Sbm + Lca, the Ndrangheta data-set

Combined models may also be used to analyze graph datasets with node attribute for example. To demonstrate this feature we will use the Ndrangheta dataset. This dataset contains relationship information between members of the Ndrangheta mafia together with some information on their group affiliation and their role. We will use an Sbm model to fit the adjacency matrix and an Lca model for the factor describing the roles.

# laod the dataset
data(Ndrangheta)
# prepare the data 
data= list(graph=Ndrangheta$X,node_infos=data.frame(Role=Ndrangheta$node_meta$Role,stringsAsFactors = TRUE))
# build the combined model
mixmod = CombinedModels(models= list(graph=SbmPrior(),node_infos=LcaPrior()))
# cluster
sol=greed(data,model=mixmod)
#> 
#> ── Fitting a COMBINEDMODELS model ──
#> 
#> ℹ Initializing a population of 20 solutions.
#> ℹ Generation 1 : best solution with an ICL of -2567 and 18 clusters.
#> ℹ Generation 2 : best solution with an ICL of -2423 and 19 clusters.
#> ℹ Generation 3 : best solution with an ICL of -2403 and 21 clusters.
#> ℹ Generation 4 : best solution with an ICL of -2403 and 21 clusters.
#> ℹ Generation 5 : best solution with an ICL of -2403 and 21 clusters.
#> ── Final clustering ──
#> 
#> ── Clustering with a COMBINEDMODELS model 20 clusters and an ICL of -2381
# analyze the results
plot(sol)
Ndrangheta dataset dendogram with Sbm + Lca.
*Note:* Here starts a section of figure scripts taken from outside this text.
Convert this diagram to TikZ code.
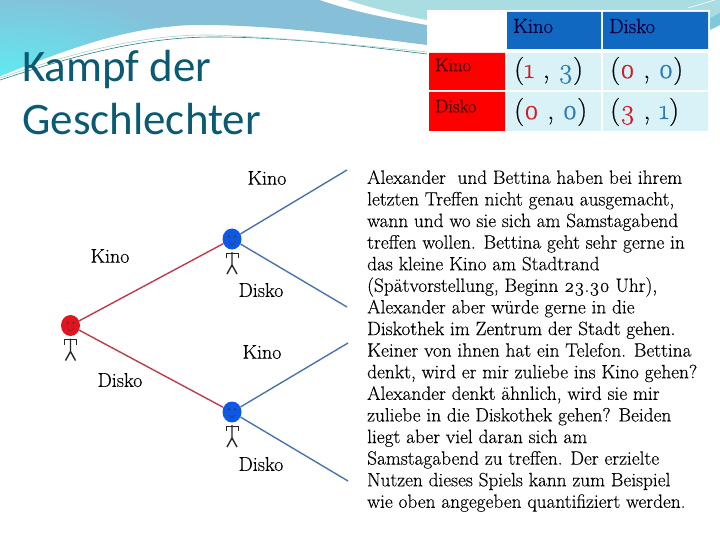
\documentclass[tikz,border=0pt]{standalone}
\usepackage{fontspec}
\setmainfont{Liberation Serif}
\newfontfamily\bodyf[Numbers=OldStyle,FakeBold=0.25]{Latin Modern Roman}
\newfontfamily\headf[Numbers=OldStyle,FakeBold=0.6]{Latin Modern Roman}
\newfontfamily\titlef{Carlito}
\usetikzlibrary{calc,shapes.geometric}
\definecolor{titleblue}{HTML}{0B5A73}
\definecolor{headblue}{HTML}{1168C0}
\definecolor{cellblue}{HTML}{D8F2F7}
\definecolor{payred}{HTML}{D01C24}
\definecolor{payblue}{HTML}{2A78B4}
\definecolor{edgered}{HTML}{B8404C}
\definecolor{edgeblue}{HTML}{4A74AC}
\definecolor{waveL}{HTML}{5CEEF4}
\definecolor{waveR}{HTML}{86BFD8}
\definecolor{waveT}{HTML}{AADDE2}
\definecolor{waveW}{HTML}{80C8DC}
\definecolor{faceR}{HTML}{E2141E}
\definecolor{faceB}{HTML}{0C58E8}
\tikzset{
  x=1pt,y=-1pt,
  treelabel/.style={font=\bodyf\fontsize{20}{20}\selectfont,text=black,inner sep=0pt},
  rowlabel/.style={font=\bodyf\fontsize{18.5}{18.5}\selectfont,text=black!75!red,inner sep=0pt,anchor=west},
  collabel/.style={font=\headf\fontsize{20.5}{20.5}\selectfont,text=black!75!blue,inner sep=0pt,anchor=west},
  payoff/.style={font=\headf\fontsize{28}{28}\selectfont,inner sep=0pt,anchor=west},
  redbranch/.style={draw=edgered,line width=1.4pt},
  bluebranch/.style={draw=edgeblue,line width=1.4pt},
  stick/.style={draw=black!85,line width=1.4pt},
  head/.style={draw=none,ellipse,minimum width=19pt,minimum height=21pt,inner sep=0pt},
}
\newcommand{\stickfig}[2]{% x, y
  \begin{scope}[shift={(#1,#2)}]
    \draw[stick] (0,13) -- (0,26) (-5,35) -- (0,26) -- (5,35);
    \draw[stick,line width=.9pt] (-6,19) -- (-6,14) -- (6,14) -- (6,19);
    \fill[black!75] (-3,-2.5) circle (1.3pt) (3,-2.5) circle (1.3pt);
    \draw[black!75,line width=.7pt] (-3,3) .. controls (-1,6.5) and (1,6.5) .. (3,3);
  \end{scope}}
\begin{document}
\begin{tikzpicture}
\useasboundingbox (0,0) rectangle (720,540);
\fill[white] (0,0) rectangle (720,540);
% waves
\begin{scope}
\clip (0,0) -- (427,0) -- (427,45) .. controls (340,34) and (270,25) .. (200,25)
  .. controls (130,25) and (70,48) .. (0,76) -- cycle;
\fill[waveR] (0,0) rectangle (427,80);
\shade[inner color=waveL,outer color=waveR] (0,85) ellipse [x radius=230,y radius=95];
\end{scope}
\fill[white] (320,0) .. controls (360,14) and (400,20) .. (427,25) -- (427,0) -- cycle;
\fill[waveT] (347,0) .. controls (375,9) and (400,15) .. (427,20) -- (427,0) -- cycle;
\fill[waveT] (427,0) rectangle (720,10);
\fill[waveT] (710,0) rectangle (720,18);
\fill[waveW] (710,18) -- (720,13) -- (720,25) -- (710,30) -- cycle;
\draw[white,line width=.6pt] (688,8) -- (715,0);
\draw[teal!70!gray,line width=.6pt] (0,80) .. controls (70,57) and (140,37) .. (213,37)
  .. controls (290,37) and (370,47) .. (427,54);
\draw[teal!35!white,line width=.6pt] (0,78) .. controls (70,54) and (140,34) .. (213,35)
  .. controls (290,38) and (370,46) .. (427,52);
% title
\node[anchor=base west,inner sep=0pt,text=titleblue,font=\titlef\fontsize{45}{45}\selectfont] (t1) at (22,81.5) {Kampf der};
\node[anchor=base west,inner sep=0pt,text=titleblue,font=\titlef\fontsize{45}{45}\selectfont] (t2) at (22,135) {Geschlechter};
% table
\fill[white] (427,10) rectangle (710,133);
\fill[headblue] (507,12) rectangle (601,49) (603,12) rectangle (708,49);
\fill[red] (429,53) rectangle (505,90) (429,92) rectangle (505,131);
\fill[cellblue] (507,53) rectangle (601,90) (603,53) rectangle (708,90)
  (507,92) rectangle (601,131) (603,92) rectangle (708,131);
\node[collabel] (h1) at (513,26) {Kino};
\node[collabel] (h2) at (609,26) {Disko};
\node[rowlabel] (r1) at (435,65) {Kino};
\node[rowlabel] (r2) at (435,106) {Disko};
\node[payoff] (p11) at (514,71) {(\textcolor{payred}{1} , \textcolor{payblue}{3})};
\node[payoff] (p12) at (610,71) {(\textcolor{payred}{0} , \textcolor{payblue}{0})};
\node[payoff] (p21) at (514,112) {(\textcolor{payred}{0} , \textcolor{payblue}{0})};
\node[payoff] (p22) at (610,112) {(\textcolor{payred}{3} , \textcolor{payblue}{1})};
% tree
\coordinate (k1) at (347,170);
\coordinate (k2) at (347,307);
\coordinate (k3) at (348,343);
\coordinate (k4) at (348,481);
\node[head,fill=faceR] (A) at (70.5,325.5) {};
\node[head,fill=faceB] (B) at (232,239) {};
\node[head,fill=faceB] (C) at (232,412) {};
\stickfig{70.5}{325.5}
\stickfig{232}{239}
\stickfig{232}{412}
\draw[redbranch] (A) -- (B);
\draw[redbranch] (A) -- (C);
\draw[bluebranch] (B) -- (k1);
\draw[bluebranch] (B) -- (k2);
\draw[bluebranch] (C) -- (k3);
\draw[bluebranch] (C) -- (k4);
\node[treelabel] (l1) at (267,178) {Kino};
\node[treelabel] (l2) at (110,256) {Kino};
\node[treelabel] (l3) at (261,290) {Disko};
\node[treelabel] (l4) at (262,352) {Kino};
\node[treelabel] (l5) at (120,380) {Disko};
\node[treelabel] (l6) at (261,464) {Disko};
% text
\node[anchor=north west,inner sep=0pt,align=left,font=\bodyf\fontsize{19.3}{21.6}\selectfont] (body) at (367,170) {%
Alexander\ \ und Bettina haben bei ihrem\\
letzten Treffen nicht genau ausgemacht,\\
wann und wo sie sich am Samstagabend\\
treffen wollen. Bettina geht sehr gerne in\\
das kleine Kino am Stadtrand\\
(Spätvorstellung, Beginn 23.30 Uhr),\\
Alexander aber würde gerne in die\\
Diskothek im Zentrum der Stadt gehen.\\
Keiner von ihnen hat ein Telefon. Bettina\\
denkt, wird er mir zuliebe ins Kino gehen?\\
Alexander denkt ähnlich, wird sie mir\\
zuliebe in die Diskothek gehen? Beiden\\
liegt aber viel daran sich am\\
Samstagabend zu treffen. Der erzielte\\
Nutzen dieses Spiels kann zum Beispiel\\
wie oben angegeben quantifiziert werden.};
\end{tikzpicture}
\end{document}
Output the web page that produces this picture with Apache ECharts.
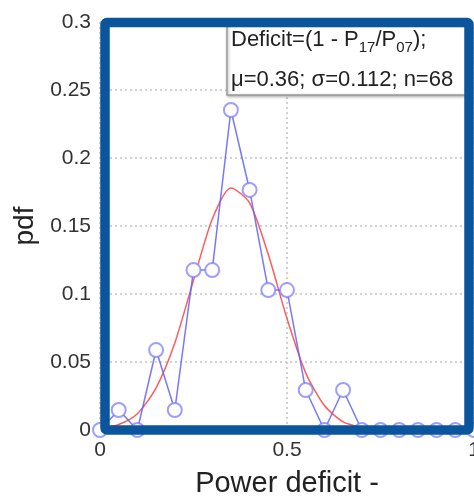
<!DOCTYPE html>
<html><head><meta charset="utf-8">
<script src="https://cdn.jsdelivr.net/npm/echarts@6/dist/echarts.min.js"></script>
<style>html,body{margin:0;padding:0;background:#fff}#c{width:474px;height:496px}</style>
</head><body><div id="c"></div>
<script>
// Bin centres of the power deficit (x axis)
const deficitBins = [0, 0.05, 0.1, 0.15, 0.2, 0.25, 0.3, 0.35, 0.4, 0.45, 0.5, 0.55, 0.6, 0.65, 0.7, 0.75, 0.8, 0.85, 0.9, 0.95, 1.0];
// Observed empirical pdf (blue circles)
const observedPdf = [0, 0.0147, 0, 0.0588, 0.0147, 0.1176, 0.1176, 0.2353, 0.1765, 0.1029, 0.1029, 0.0294, 0, 0.0294, 0, 0, 0, 0, 0, 0, 0];
// Fitted normal curve (red line)
const fittedPdf = [0.001, 0.004, 0.012, 0.031, 0.064, 0.110, 0.155, 0.178, 0.167, 0.129, 0.082, 0.042, 0.018, 0.006, 0.002, 0, 0, 0, 0, 0, 0];
// Axis tick settings
const xTicks = { min: 0, max: 1, interval: 0.5 };
const yTicks = { min: 0, max: 0.3, interval: 0.05 };
const legendLine1 = '{n|Deficit=(1 - P}{s|17}{n|/P}{s|07}{n|);}';
const legendLine2 = '{n|\u03bc=0.36; \u03c3=0.112; n=68}';

const chart = echarts.init(document.getElementById('c'), null, { renderer: 'canvas' });
const pairs = (ys) => deficitBins.map((x, i) => [x, ys[i]]);
const FONT = 'Liberation Sans, Arial, sans-serif';
const tickFont = { fontFamily: FONT, fontSize: 21, color: '#333' };

chart.setOption({
  animation: false,
  backgroundColor: '#fff',
  grid: { left: 100, right: 0, top: 22, bottom: 66, containLabel: false, outerBoundsMode: 'none' },
  xAxis: {
    type: 'value', min: xTicks.min, max: xTicks.max, interval: xTicks.interval,
    name: 'Power deficit -', nameLocation: 'middle', nameGap: 39,
    nameTextStyle: { fontFamily: FONT, fontSize: 29, color: '#222' },
    axisLine: { show: false }, axisTick: { show: false },
    axisLabel: Object.assign({ margin: 10 }, tickFont),
    splitLine: { show: true, lineStyle: { color: '#c4c4c4', type: [2, 3], width: 1.5 } }
  },
  yAxis: {
    type: 'value', min: yTicks.min, max: yTicks.max, interval: yTicks.interval,
    name: 'pdf', nameLocation: 'middle', nameGap: 59,
    nameTextStyle: { fontFamily: FONT, fontSize: 28, color: '#222' },
    axisLine: { show: false }, axisTick: { show: false },
    axisLabel: Object.assign({ margin: 9 }, tickFont),
    splitLine: { show: true, lineStyle: { color: '#c4c4c4', type: [2, 3], width: 1.5 } }
  },
  series: [
    {
      type: 'line', data: pairs(fittedPdf), symbol: 'none', z: 3, smooth: 0.25,
      lineStyle: { color: '#ff5c5c', width: 1.5 }
    },
    {
      type: 'line', data: pairs(observedPdf), symbol: 'emptyCircle', symbolSize: 14, z: 4,
      clip: false,
      lineStyle: { color: 'rgba(95,95,255,0.85)', width: 1.5 },
      itemStyle: { color: 'rgba(125,125,255,0.75)', borderColor: 'rgba(125,125,255,0.75)', borderWidth: 1.5 }
    }
  ],
  graphic: [
    {
      type: 'rect', z: 50,
      shape: { x: 227, y: 24, width: 242, height: 71 },
      style: { fill: '#fff', stroke: '#9a9a9a', lineWidth: 1.5, shadowBlur: 3, shadowColor: 'rgba(0,0,0,0.3)', shadowOffsetX: 1, shadowOffsetY: 1 }
    },
    {
      type: 'text', z: 51, x: 231, y: 20,
      style: {
        text: legendLine1 + '\n' + legendLine2,
        rich: {
          n: { fontFamily: FONT, fontSize: 22, fill: '#222', lineHeight: 40 },
          s: { fontFamily: FONT, fontSize: 15, fill: '#222', lineHeight: 40, padding: [15, 0, 0, 0] }
        }
      }
    },
    {
      type: 'rect', z: 100,
      shape: { x: 105, y: 22.5, width: 364, height: 407.5, r: 2 },
      style: { fill: null, stroke: '#0b559c', lineWidth: 9.5 }
    }
  ]
});
</script></body></html>
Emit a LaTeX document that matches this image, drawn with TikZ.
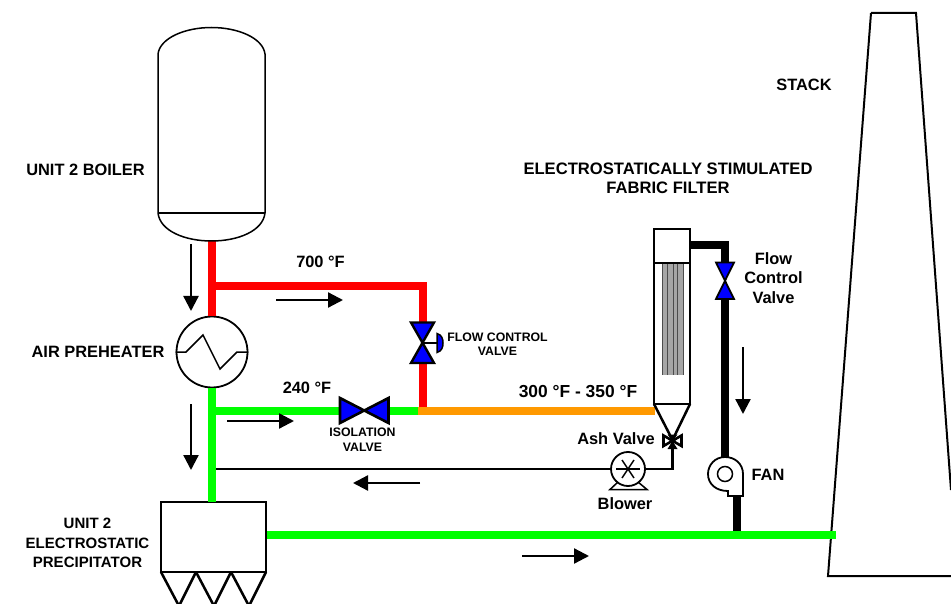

Ndrangheta dataset dendogram with Sbm + Lca.

plot(extractSubModel(sol,"graph"),type="blocks")
Adjacency matrix block diagram representation of the Sbm part of the model fited on the Ndrangheta dataset.

Adjacency matrix block diagram representation of the Sbm part of the model fited on the Ndrangheta dataset.

plot(extractSubModel(sol,"node_infos"),type="marginals")
Marginal plots of the Lca part of the model fited on the Ndrangheta dataset.

Marginal plots of the Lca part of the model fited on the Ndrangheta dataset.